From £29,035
Swede needs seasoning

Our Verdict

Volvo C70 2006-2013
The C70 is now offered as a single copy style, combining the benefits of the old C70 coupe and cabriolet

The Volvo C70 is a sleek, high-class coupe cabriolet with average handling

  • First Drive

    Volvo C70 D5 SE Lux Premium

    Refreshed C70 looks good but is dull to drive
  • First Drive

    Volvo C70 D5 SE Lux

    The C70 perhaps makes most sense with the D5 diesel, which admirably suits its cruising prowess - except when you need to nip into a gap in traffic.

Volvo’s C70 has been around so long it’s easy to forget that it’s still in production, yet in 2003 the Swedes shifted more drop-tops than ever. And with the all-new folding hardtop C70 not due until next autumn, Volvo is giving the ageing range a boost with the Collection special edition.

Starting at £26,578 (£1700 over a basic 2.0T), the Collection adds new 17in alloys, metallic paint, heated, soft-leather seats and aluminium or carbonfibre inlays. Our T5 test car, complete with £1100 auto ’box and £900 Convenience Pack (uprated sound system, auto-dim rear-view mirror, computer) weighed in at £31,978.

That’s enough to buy you an Audi A4 3.0 V6 Quattro Sport – with £1263 change – and is only £572 shy of a BMW 330 Ci SE. Add group 18 insurance, 35 per cent company car tax and 25.9mpg, and you’re looking at a costly package that, quite frankly, isn’t good enough.

That silhouette has been around since the now-defunct coupé’s 1997 launch but it’s still pretty and, being based on the V70 platform, there’s tonnes of space inside. Ergonomics are good, too, with superb seats and clear switchgear. But that ugly dash comes from the last-generation V70 and rearward visibility is poor.

Our test car’s T5 spec means 245bhp, so it’s very quick, but there is an unhealthy dose of torquesteer and little action before 3500rpm.
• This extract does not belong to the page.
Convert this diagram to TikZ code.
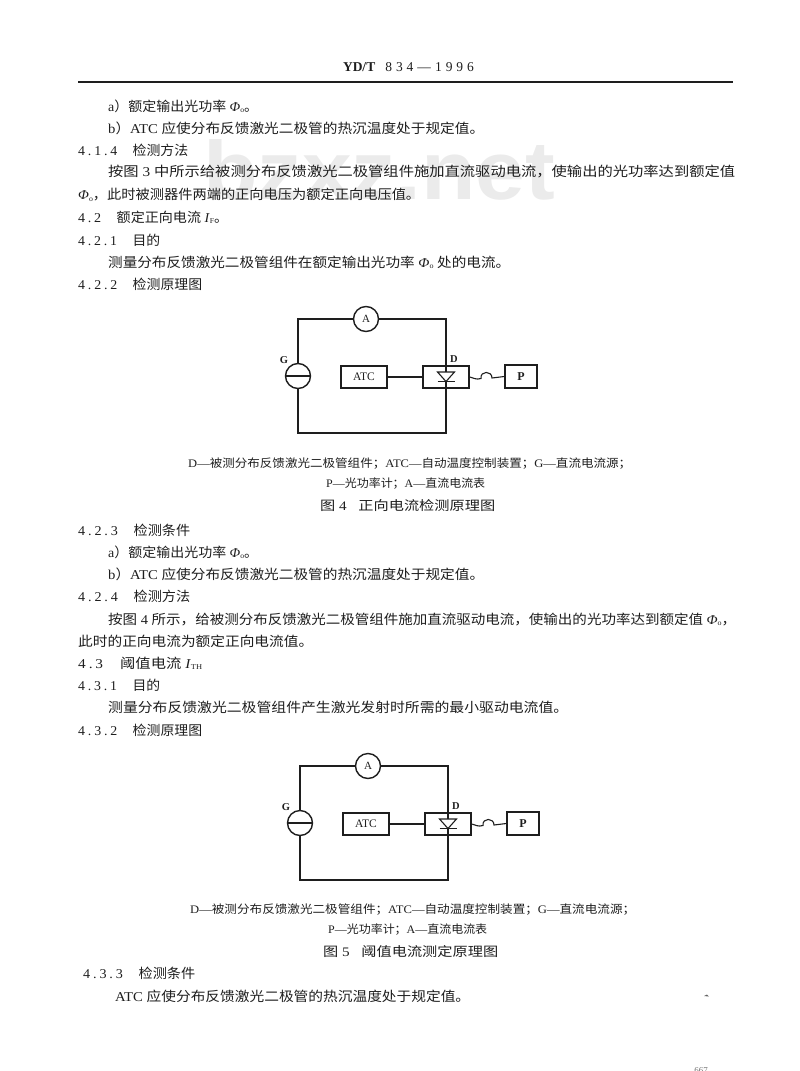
\documentclass[tikz,border=0pt]{standalone}
\usepackage{fontspec}
\usepackage{graphicx}
\setmainfont{Liberation Serif}
\newfontfamily\zhfont{Noto Sans CJK SC}
\newfontfamily\wmfont{Liberation Sans}
\newcommand{\zh}[1]{{\zhfont #1}}
\definecolor{ink}{HTML}{1E1E1E}
\newcommand{\Ph}{\textit{Φ}\raisebox{-0.2ex}{\scalebox{0.55}{o}}}
\newcommand{\snt}[3]{\makebox[38pt][s]{#1\hfill.\hfill#2\hfill.\hfill#3}\hspace{15pt}}
\newcommand{\snd}[2]{\makebox[22pt][s]{#1\hfill.\hfill#2}\hspace{15pt}}
\tikzset{
  txt/.style={anchor=west,inner sep=0pt,text=ink,font=\fontsize{13.5}{15}\selectfont},
  captxt/.style={anchor=west,inner sep=0pt,text=ink,font=\fontsize{11.5}{13}\selectfont},
  wire/.style={draw=ink,line width=1.4pt},
  thinw/.style={draw=ink,line width=1.1pt},
  box/.style={draw=ink,line width=1.4pt,rectangle,inner sep=0pt,text=ink,font=\fontsize{11.5}{13}\selectfont},
  meter/.style={draw=ink,line width=1.4pt,circle,minimum size=25pt,inner sep=0pt,text=ink,font=\fontsize{11}{13}\selectfont},
  lab/.style={inner sep=0pt,text=ink,font=\bfseries\fontsize{10.5}{12}\selectfont}
}
\newcommand{\tl}[5]{\node[txt] (#1) at (#2,#3) {\resizebox{#4pt}{\height}{#5}};}
\newcommand{\cl}[5]{\node[captxt] (#1) at (#2,#3) {\resizebox{#4pt}{\height}{#5}};}
% circuit, with prefix #1, shift #2,#3
\newcommand{\circuit}[3]{%
\begin{scope}[shift={(#2,#3)}]
  \node[meter] (#1A) at (366,319) {A};
  \node[meter] (#1G) at (298,376) {};
  \node[box,minimum width=46pt,minimum height=22pt] (#1ATC) at (364,377) {ATC};
  \node[box,minimum width=46pt,minimum height=22pt] (#1D) at (446,377) {};
  \node[box,minimum width=32pt,minimum height=23pt,font=\bfseries\fontsize{12}{14}\selectfont] (#1P) at (521,376.5) {P};
  \node[lab] (#1Dl) at (454,359) {D};
  \node[lab] (#1Gl) at (284,360) {G};
  \coordinate (#1tl) at (298,319);
  \coordinate (#1tr) at (446,319);
  \coordinate (#1bl) at (298,433);
  \coordinate (#1br) at (446,433);
  \coordinate (#1dtop) at (446,372);
  \coordinate (#1dbot) at (446,381.5);
  \coordinate (#1dl) at (437.5,372);
  \coordinate (#1dr) at (454.5,372);
  \coordinate (#1bl1) at (437.5,381.5);
  \coordinate (#1bl2) at (454.5,381.5);
  \draw[wire] (#1G.north) -- (#1tl) -- (#1A.west);
  \draw[wire] (#1A.east) -- (#1tr) -- (#1dtop);
  \draw[wire] (#1G.south) -- (#1bl) -- (#1br) -- (#1dbot);
  \draw[thinw] (#1G.west) -- (#1G.east);
  \draw[thinw] (#1ATC.east) -- (#1D.west);
  \draw[thinw] (#1dl) -- (#1dr) -- (#1dbot) -- cycle;
  \draw[wire] (#1bl1) -- (#1bl2);
  \draw[thinw] (#1D.east) .. controls (474,378) and (476,380) .. (481,378.5)
     .. controls (480,370.5) and (492,370.5) .. (492,378) -- (#1P.west);
\end{scope}}
\begin{document}
\begin{tikzpicture}[x=1pt,y=-1pt]
\useasboundingbox (0,0) rectangle (800,1071);
\node[inner sep=0pt,anchor=west,text=black!8] (wm) at (203,170)
  {\resizebox{352pt}{60pt}{\wmfont\bfseries bzxz.net}};
\node[inner sep=0pt,text=ink,font=\fontsize{13.5}{15}\selectfont] (hd) at (408.5,67)
  {\makebox[131pt][s]{\textbf{YD/T}\hspace{6pt}\hfill 8\hfill 3\hfill 4\hfill —\hfill 1\hfill 9\hfill 9\hfill 6}};
\coordinate (rl) at (78,82); \coordinate (rr) at (733,82);
\draw[draw=ink,line width=1.4pt] (rl) -- (rr);
\tl{a1}{108}{106}{150}{a\zh{）额定输出光功率} \Ph\zh{。}}
\tl{a2}{108}{128}{376}{b\zh{）}ATC \zh{应使分布反馈激光二极管的热沉温度处于规定值。}}
\tl{a3}{78}{150}{110}{\snt{4}{1}{4}\zh{检测方法}}
\tl{a4}{108}{172}{627}{\zh{按图} 3 \zh{中所示给被测分布反馈激光二极管组件施加直流驱动电流，使输出的光功率达到额定值}}
\tl{a5}{78}{195}{342}{\Ph\zh{，此时被测器件两端的正向电压为额定正向电压值。}}
\tl{a6}{78}{217}{150}{\snd{4}{2}\zh{额定正向电流} \textit{I}\raisebox{-0.2ex}{\scalebox{0.55}{F}}\zh{。}}
\tl{a7}{78}{240}{82}{\snt{4}{2}{1}\zh{目的}}
\tl{a8}{108}{262}{402}{\zh{测量分布反馈激光二极管组件在额定输出光功率} \Ph\ \zh{处的电流。}}
\tl{a9}{78}{284}{124}{\snt{4}{2}{2}\zh{检测原理图}}
\circuit{p}{0}{0}
\cl{c1}{188}{464}{443}{D—\zh{被测分布反馈激光二极管组件；}ATC—\zh{自动温度控制装置；}G—\zh{直流电流源；}}
\cl{c2}{326}{484}{159}{P—\zh{光功率计；}A—\zh{直流电流表}}
\node[txt,font=\fontsize{13}{14}\selectfont] (c3) at (320,506) {\resizebox{175pt}{\height}{\zh{图} 4\hspace{10pt}\zh{正向电流检测原理图}}};
\tl{b1}{78}{530}{112}{\snt{4}{2}{3}\zh{检测条件}}
\tl{b2}{108}{552}{150}{a\zh{）额定输出光功率} \Ph\zh{。}}
\tl{b3}{108}{574}{376}{b\zh{）}ATC \zh{应使分布反馈激光二极管的热沉温度处于规定值。}}
\tl{b4}{78}{596}{112}{\snt{4}{2}{4}\zh{检测方法}}
\tl{b5}{108}{619}{628}{\zh{按图} 4 \zh{所示，给被测分布反馈激光二极管组件施加直流驱动电流，使输出的光功率达到额定值} \Ph\zh{，}}
\tl{b6}{78}{641}{235}{\zh{此时的正向电流为额定正向电流值。}}
\tl{b7}{78}{663}{124}{\snd{4}{3}\zh{阈值电流} \textit{I}\raisebox{-0.2ex}{\scalebox{0.55}{TH}}}
\tl{b8}{78}{685}{82}{\snt{4}{3}{1}\zh{目的}}
\tl{b9}{108}{707}{460}{\zh{测量分布反馈激光二极管组件产生激光发射时所需的最小驱动电流值。}}
\tl{b10}{78}{730}{124}{\snt{4}{3}{2}\zh{检测原理图}}
\circuit{q}{2}{447}
\cl{d1}{190}{910}{445}{D—\zh{被测分布反馈激光二极管组件；}ATC—\zh{自动温度控制装置；}G—\zh{直流电流源；}}
\cl{d2}{328}{930}{159}{P—\zh{光功率计；}A—\zh{直流电流表}}
\node[txt,font=\fontsize{13}{14}\selectfont] (d3) at (323,952) {\resizebox{175pt}{\height}{\zh{图} 5\hspace{10pt}\zh{阈值电流测定原理图}}};
\tl{e1}{83}{973}{112}{\snt{4}{3}{3}\zh{检测条件}}
\tl{e2}{115}{996}{355}{ATC \zh{应使分布反馈激光二极管的热沉温度处于规定值。}}
\fill[ink!70] (704,996) -- (707,994.5) -- (709,996.5) -- cycle;
\begin{scope}
\clip (0,0) rectangle (800,1071);
\node[inner sep=0pt,text=black!55,font=\fontsize{9}{10}\selectfont] (pg) at (701,1071) {667};
\end{scope}
\end{tikzpicture}
\end{document}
Worse, the firm ride sends shudders through the structure in an exemplary display of old-school scuttle-shake, and bumps kick back through the otherwise inert steering.

With only 300 Collections available this year, Volvo shouldn’t struggle to sell them to those who want a safe, roomy cabrio. But we’d make sure it’s a 2.0T manual before donning the Ray Bans.